● **COLLECTED MATERIAL**
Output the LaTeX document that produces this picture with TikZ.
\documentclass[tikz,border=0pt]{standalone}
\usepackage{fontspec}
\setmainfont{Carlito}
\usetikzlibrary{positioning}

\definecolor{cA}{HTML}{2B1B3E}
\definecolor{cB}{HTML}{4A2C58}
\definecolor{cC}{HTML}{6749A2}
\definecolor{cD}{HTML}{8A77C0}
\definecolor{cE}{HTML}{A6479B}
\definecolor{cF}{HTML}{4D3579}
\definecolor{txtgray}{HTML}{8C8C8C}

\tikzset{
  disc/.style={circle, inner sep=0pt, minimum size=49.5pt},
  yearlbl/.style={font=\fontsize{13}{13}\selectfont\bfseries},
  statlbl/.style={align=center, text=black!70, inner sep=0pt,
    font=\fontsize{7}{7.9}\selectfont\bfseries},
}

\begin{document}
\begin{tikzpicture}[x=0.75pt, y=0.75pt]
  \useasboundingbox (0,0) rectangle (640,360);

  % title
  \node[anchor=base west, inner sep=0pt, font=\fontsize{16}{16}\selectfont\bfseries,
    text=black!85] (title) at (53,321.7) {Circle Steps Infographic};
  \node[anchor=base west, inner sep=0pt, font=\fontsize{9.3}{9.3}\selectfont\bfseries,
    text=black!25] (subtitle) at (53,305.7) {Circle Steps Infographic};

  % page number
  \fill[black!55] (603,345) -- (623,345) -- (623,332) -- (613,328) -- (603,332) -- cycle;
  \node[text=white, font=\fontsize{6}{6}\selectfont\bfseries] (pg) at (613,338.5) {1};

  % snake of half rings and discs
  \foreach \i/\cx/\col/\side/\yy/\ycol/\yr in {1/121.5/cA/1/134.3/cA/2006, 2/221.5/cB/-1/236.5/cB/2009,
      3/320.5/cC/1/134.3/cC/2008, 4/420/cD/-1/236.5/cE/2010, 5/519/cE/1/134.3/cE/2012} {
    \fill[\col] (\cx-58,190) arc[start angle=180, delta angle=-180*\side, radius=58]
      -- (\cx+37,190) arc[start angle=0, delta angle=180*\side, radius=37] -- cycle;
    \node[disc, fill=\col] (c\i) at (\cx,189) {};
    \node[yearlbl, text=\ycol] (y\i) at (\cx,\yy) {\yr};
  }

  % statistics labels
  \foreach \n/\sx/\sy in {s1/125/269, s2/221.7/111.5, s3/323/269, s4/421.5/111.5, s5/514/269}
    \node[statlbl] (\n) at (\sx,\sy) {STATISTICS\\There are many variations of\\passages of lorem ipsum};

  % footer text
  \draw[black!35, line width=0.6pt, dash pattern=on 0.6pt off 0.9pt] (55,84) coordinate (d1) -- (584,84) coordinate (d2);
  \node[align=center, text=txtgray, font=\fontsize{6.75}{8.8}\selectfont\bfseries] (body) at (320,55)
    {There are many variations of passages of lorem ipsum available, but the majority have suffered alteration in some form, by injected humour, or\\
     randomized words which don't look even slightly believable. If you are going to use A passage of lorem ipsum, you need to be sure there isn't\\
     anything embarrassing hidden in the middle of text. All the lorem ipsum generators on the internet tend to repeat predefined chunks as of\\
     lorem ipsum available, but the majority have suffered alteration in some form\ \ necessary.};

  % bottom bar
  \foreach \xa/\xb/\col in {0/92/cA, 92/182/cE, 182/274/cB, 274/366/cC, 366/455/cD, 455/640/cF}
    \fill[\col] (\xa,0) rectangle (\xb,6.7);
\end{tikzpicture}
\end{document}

● **THE EXERCISE**
Make an exact copy of the material above.

● **ANSWER TO THIS EXERCISE**
Output the LaTeX document that produces this picture with TikZ.
\documentclass[tikz,border=0pt]{standalone}
\usepackage{fontspec}
\setmainfont{Carlito}
\usetikzlibrary{positioning}

\definecolor{cA}{HTML}{2B1B3E}
\definecolor{cB}{HTML}{4A2C58}
\definecolor{cC}{HTML}{6749A2}
\definecolor{cD}{HTML}{8A77C0}
\definecolor{cE}{HTML}{A6479B}
\definecolor{cF}{HTML}{4D3579}
\definecolor{txtgray}{HTML}{8C8C8C}

\tikzset{
  disc/.style={circle, inner sep=0pt, minimum size=49.5pt},
  yearlbl/.style={font=\fontsize{13}{13}\selectfont\bfseries},
  statlbl/.style={align=center, text=black!70, inner sep=0pt,
    font=\fontsize{7}{7.9}\selectfont\bfseries},
}

\begin{document}
\begin{tikzpicture}[x=0.75pt, y=0.75pt]
  \useasboundingbox (0,0) rectangle (640,360);

  % title
  \node[anchor=base west, inner sep=0pt, font=\fontsize{16}{16}\selectfont\bfseries,
    text=black!85] (title) at (53,321.7) {Circle Steps Infographic};
  \node[anchor=base west, inner sep=0pt, font=\fontsize{9.3}{9.3}\selectfont\bfseries,
    text=black!25] (subtitle) at (53,305.7) {Circle Steps Infographic};

  % page number
  \fill[black!55] (603,345) -- (623,345) -- (623,332) -- (613,328) -- (603,332) -- cycle;
  \node[text=white, font=\fontsize{6}{6}\selectfont\bfseries] (pg) at (613,338.5) {1};

  % snake of half rings and discs
  \foreach \i/\cx/\col/\side/\yy/\ycol/\yr in {1/121.5/cA/1/134.3/cA/2006, 2/221.5/cB/-1/236.5/cB/2009,
      3/320.5/cC/1/134.3/cC/2008, 4/420/cD/-1/236.5/cE/2010, 5/519/cE/1/134.3/cE/2012} {
    \fill[\col] (\cx-58,190) arc[start angle=180, delta angle=-180*\side, radius=58]
      -- (\cx+37,190) arc[start angle=0, delta angle=180*\side, radius=37] -- cycle;
    \node[disc, fill=\col] (c\i) at (\cx,189) {};
    \node[yearlbl, text=\ycol] (y\i) at (\cx,\yy) {\yr};
  }

  % statistics labels
  \foreach \n/\sx/\sy in {s1/125/269, s2/221.7/111.5, s3/323/269, s4/421.5/111.5, s5/514/269}
    \node[statlbl] (\n) at (\sx,\sy) {STATISTICS\\There are many variations of\\passages of lorem ipsum};

  % footer text
  \draw[black!35, line width=0.6pt, dash pattern=on 0.6pt off 0.9pt] (55,84) coordinate (d1) -- (584,84) coordinate (d2);
  \node[align=center, text=txtgray, font=\fontsize{6.75}{8.8}\selectfont\bfseries] (body) at (320,55)
    {There are many variations of passages of lorem ipsum available, but the majority have suffered alteration in some form, by injected humour, or\\
     randomized words which don't look even slightly believable. If you are going to use A passage of lorem ipsum, you need to be sure there isn't\\
     anything embarrassing hidden in the middle of text. All the lorem ipsum generators on the internet tend to repeat predefined chunks as of\\
     lorem ipsum available, but the majority have suffered alteration in some form\ \ necessary.};

  % bottom bar
  \foreach \xa/\xb/\col in {0/92/cA, 92/182/cE, 182/274/cB, 274/366/cC, 366/455/cD, 455/640/cF}
    \fill[\col] (\xa,0) rectangle (\xb,6.7);
\end{tikzpicture}
\end{document}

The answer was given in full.